We walked out into the field, positioning ourselves in a way that we could work the prime area in sections, keeping the strong wind either at our backs or in a crosswind direction. As I moved into the cover JH suddenly became very focused and I could sense that something was about to happen. I don’t know if he saw some slight movement of a jack or what, but he was going to explode on the fist, flinching at anything. I heard the slight rustle of the cut wheat and felt JH reacting before I ever saw the jack flush up from its hiding spot. Being out in the open, this jack was in a full burn, ears down and moving out on some predetermined escape route. JH exploded from my fist with big powerful wing strokes, turning over at a rate that seems impossible for a bird so big. I stood and watched as JH closed in on the jack that was now running for its life. I could see the very slight directional changes JH made as he built speed and tracked his jack rabbit. I say his because, over the years and thousands of flights, I can tell the second JH leaves the fist that a jack is going to be caught. As the flight built in speed and distance, the jack realized it was in serious trouble and, in a desperate attempt to shake JH; it turned upwind and reached for what speed it had left. Already with considerable speed and momentum built up, the wind now was not a factor. JH closed on the jack like a runaway freight train and simply overpowered it.. Jack rabbit flushed at 15 yards away, jack caught at 30 yards out.

Mid week of the GOE:

With 17 cars following us I found a previously unflown field that looked like a Jackhammer type field, low cover with big areas of open space. Earlier in the morning I had stopped in and gained permission to fly this whole area and many fields looked good. But I chose this one and boy did it pay off.

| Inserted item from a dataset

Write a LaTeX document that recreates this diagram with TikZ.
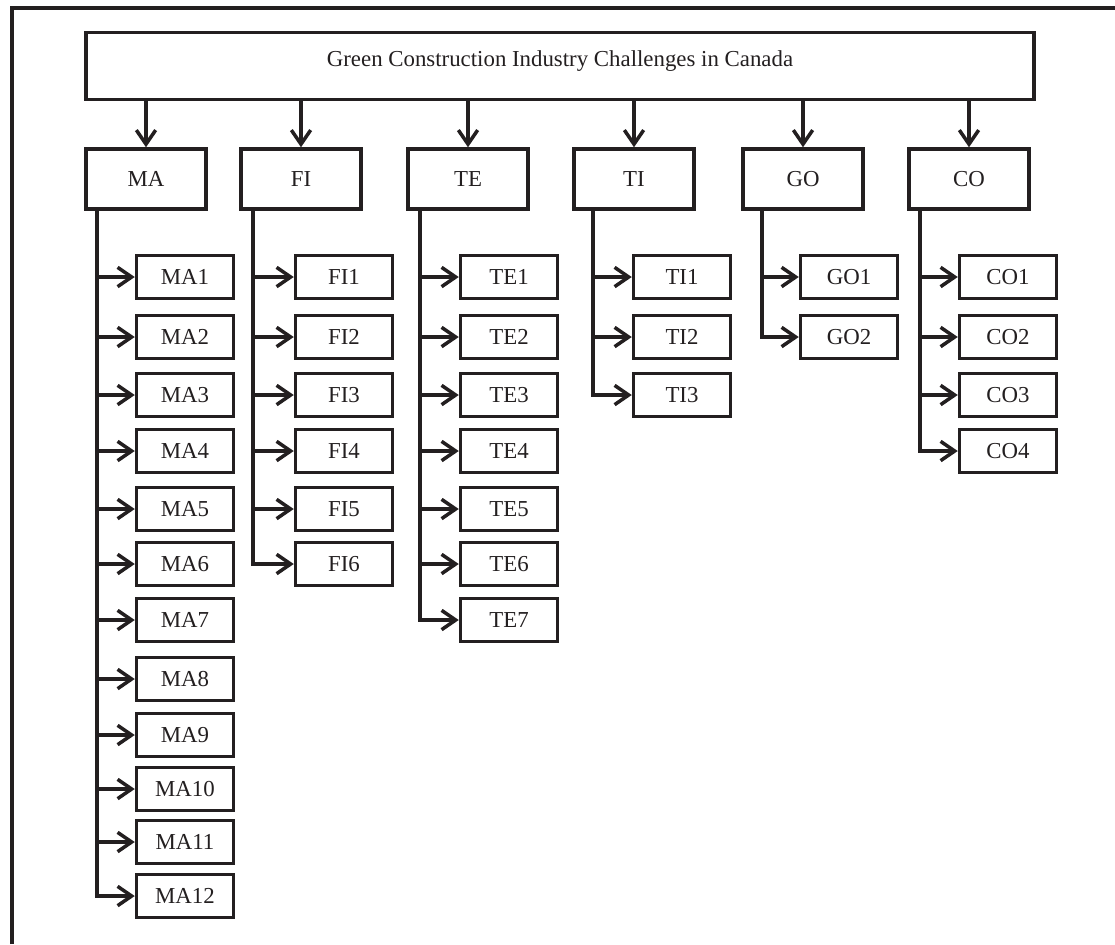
\documentclass[tikz,border=0pt]{standalone}
\usepackage{fontspec}
\setmainfont{Liberation Serif}
\usepackage{xcolor}
\definecolor{inkblack}{RGB}{35,31,32}
\usepackage{tikz}
\usetikzlibrary{arrows.meta}

\begin{document}
\begin{tikzpicture}[x=0.02cm, y=-0.02cm, line width=2pt, color=inkblack,
  every node/.style={font=\fontsize{13}{15}\selectfont},
  headbox/.style={draw, rectangle, inner sep=0pt, minimum width=18.96cm, minimum height=1.34cm, text height=1ex, text depth=1ex},
  catbox/.style={draw, rectangle, inner sep=0pt, minimum width=2.4cm, minimum height=1.2cm},
  itembox/.style={draw, rectangle, inner sep=0pt, minimum width=1.94cm, minimum height=0.86cm},
  link/.style={-{Straight Barb[length=8pt, width=11pt]}}]
  \useasboundingbox (0,0) rectangle (1115,944);
  \draw[line width=2.2pt] (12,944) -- (12,8) -- (1115,8);
  \node[headbox] (top) at (560,66) {Green Construction Industry Challenges in Canada};
  \foreach \name/\lab/\cx/\n/\tx/\ix in {ma/MA/146/12/97/185, fi/FI/301/6/253/344, te/TE/468/7/420/509,
      ti/TI/634/3/593/682, go/GO/803/2/762/849, co/CO/969/4/920/1008} {
    \node[catbox] (\name) at (\cx,179) {\lab};
    \draw[link] (\name.north |- top.south) -- (\name.north);
    \path (\tx,0) coordinate (\name-x);
    \coordinate (\name-t) at (\name-x |- \name.south);
    \foreach \i/\y in {1/277, 2/337, 3/395, 4/451, 5/509, 6/564, 7/620, 8/679, 9/735, 10/789, 11/842, 12/896} {
      \ifnum\i>\n\else
        \node[itembox] (\name\i) at (\ix,\y) {\lab\i};
        \draw[link] (\name\i.west -| \name-t) -- (\name\i.west);
      \fi
    }
    \draw[line cap=rect] (\name-t) -- (\name\n.west -| \name-t);
  }
\end{tikzpicture}
\end{document}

The wind was at 25 mph with gusts up to 30 mph so it was going to be a factor again. All I could do was keep it cross- or downwind from us and hunt, that’s it. JH was in prime condition so I knew he could handle many slips in all directions. My first indication on how this field was going to be was that jacks were already flushing as I was wiring up JH at the truck. I had everyone, some 30 plus people, walk off my right side and I stayed just slightly in front of the line. Sometimes, if the line gets even with me, JH and I cannot see the jacks flush and, in strong wind like we were in, that is a factor. I don’t think we had gone 20 feet and up popped a jack and JH had it, just that fast!  We continued to walk and another jack got up. JH just missed him due to an outstanding move by the jack rabbit using tumbleweeds and the wind to its full advantage. I’ll try and set the scene as best I can recall off to my right were 30 people walking in a straight line and I was keeping maybe 10 yards in front of the line. Up in front of us all, on the left side, was the photo gallery consisting of Cordi, Rob Palmer and Mark Williams. So, what we had done was to create an alley for the jacks to run in, effectively funneling them in a crosswind or downwind direction. We were walking slowly because many jacks were flushing way ahead of us and, with the wind, those would have been very difficult flights and out of the cameras range.  I asked everyone to stop so I could work the cover just in front of them to look for the close, fast slip that JH loves. I took maybe 5 steps and a jack was up and running straight upwind. JH was on it just as fast, closing regardless of the strong wind. The jack went left, then right, with JH matching it move for move and he slammed into the jack. number two for the day. With tons of field left and no other birds ready to fly I traded JH off and we continued to hunt, working our way back to the trucks.  JH went on to catch two more jacks, making a total of four for the day. The last two flights were just the kind I like, speed on speed, with the jacks running in full burn-out mode and JH cranking all the way in fantastic!

Throughout the course of the meet we saw many great flights with the jack rabbits using all manner of escape tactics, particularly the jump high in the air over the eagle, very effectively.

GOE meet game total for Jackhammer:

23 jack rabbits
1 cotton tail
1 rooster pheasant

So, what’s it like to fly an eagle? For me, it’s like no other bird I have ever flown. The bond that forms between eagle and man can only be compared to that of you and your dog. Golden eagles will challenge the falconer to think outside the box on all levels, unlike any other bird in falconry. Walking into a field with a golden eagle on your fist is a feeling like no other. You can clearly feel your eagle’s unbridled excitement to hunt, its power and speed is unmatched. Sitting on my fist, Jackhammer is like a coiled spring just waiting for the slightest movement. With this comes a great deal of responsibility because anything that dares to move is going to be caught and it is my job to make sure it is only a jack rabbit.